Nothing of note happened during these ten minutes. Barely anything of note happened in the forty-five that preceded it.
Linfield responded with a double substitution, Ethan Devine and Kirk Millar coming on for Andrew Clarke and Max Haygarth.
It had to get better from Linfield. It didn’t. The expected response from a half-time rollicking didn’t materialise.
Eventually, Joel Cooper had an attempt on goal but was frustrated when he created space for himself but his low shot was easily saved.
Cooper would be making an impact on the game soon afterwards, setting up Eetu Vertainen to fire home to put Linfield 1-0 up.
The way the game had been going, everybody expected the pass to Vertainen to bobble, or for his shot to go well over the bar. It was one of those games.
As mentioned earlier, the first goal was going to be so important in this game. Thankfully, Linfield had it.
Chris Shields would be frustrated as his shot flashed just wide.
With only a one goal lead, this was looking like “One of those games”. You know what I mean. Late Carrick equaliser, too little time for Linfield to reply. This was something we could really do without.
Kyle McClean came on as a substitute for Eetu Vertainen. Not a change I would have made but what do I know, it paid dividends within a few minutes.

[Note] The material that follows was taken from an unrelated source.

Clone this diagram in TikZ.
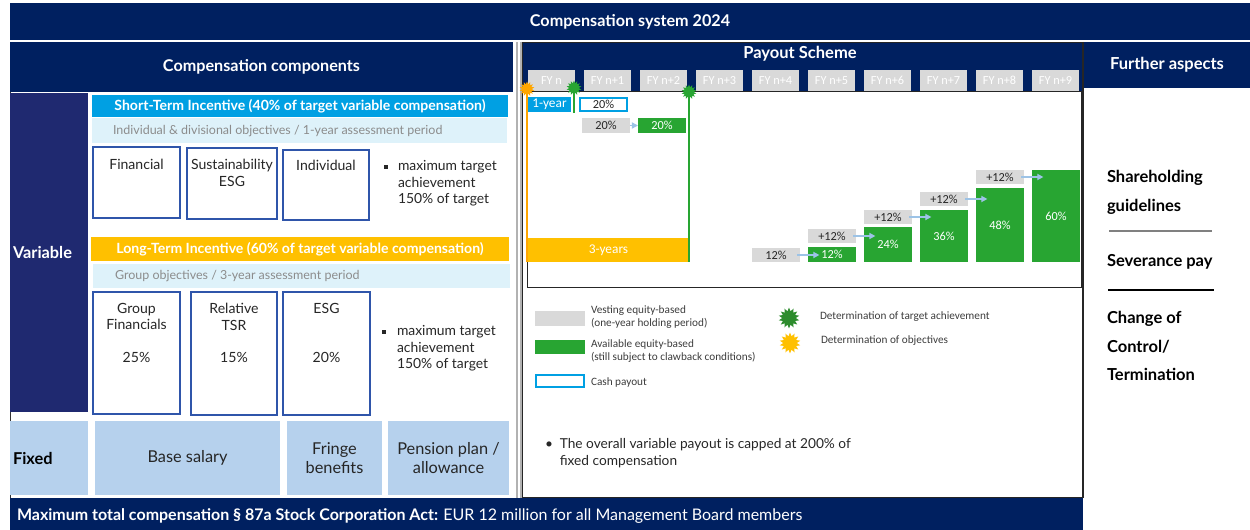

Linfield had a free-kick in a shooting position. Many had expected Ethan Devine to hit it, having scored one against Larne in October.
It was McClean who hit it, into the back of the net to secure the points.
For the first time all afternoon, the locals could relax.
After that, the game meandered as it finished 2-0 to Linfield.
Results elsewhere weren’t kind.
The draws that were hoped for didn’t materialise, with home wins for Crusaders and Larne.
Famous last words, but Coleraine look like they might be the first victims of the February Bloodbath.
There’s a danger that Larne might start to run away with it.
That’s why winning by any means is so important, the keep the pressure on Larne and Cliftonville and to stay ahead of Crusaders and Glentoran.
To keep on winning, it’s going to have to be a lot lot better.